I don’t know that she will treat him any differently going forward. Actually, I think their dynamic would be destroyed if she did; Gary needs to be needed, but as much as he craves respect, he would probably consider being treated as an equal an insult to the high status Selina holds.
Selina winds up filling the Oval Office with paintings by Native American artists she neither likes nor understands—“This is so pretty!” “I believe the title is Massacre.”—but she lives to serve (and screw up) another day.
And a few other things:
-“I gotta go save the world. I know that sounds like hyperbole, but, I do.”
-Why does Teddy keep tapping Jonah’s balls? Does anyone have any theories/thoughts/concerns on this pressing matter?
-Catherine: “I didn’t take drugs with those guys, I was just in their van for like half an hour.”
-Jonah, crossing his fingers: “The president and I, we’re like this! Not to scale, obviously.”
-“To paraphrase a predecessor of mine, we have nothing to trust but trust itself.”

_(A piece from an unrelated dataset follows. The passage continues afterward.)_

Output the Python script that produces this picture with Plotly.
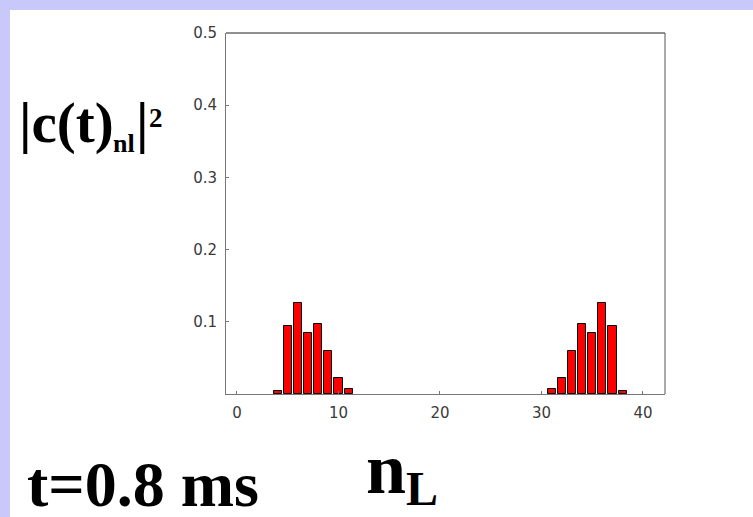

-“Can you pull me out as soon as it becomes acceptable to leave?” Catherine speaks for us all!
Compliment of the episode:
Selina, talking about herself: “I, as President of the United States, have actually achieved something. Which is virtually unheard of.”
Insult of the episode:
Kent, to Catherine: “It’s not that you are unlikeable. It’s that there’s a perception that you are unlikeable.”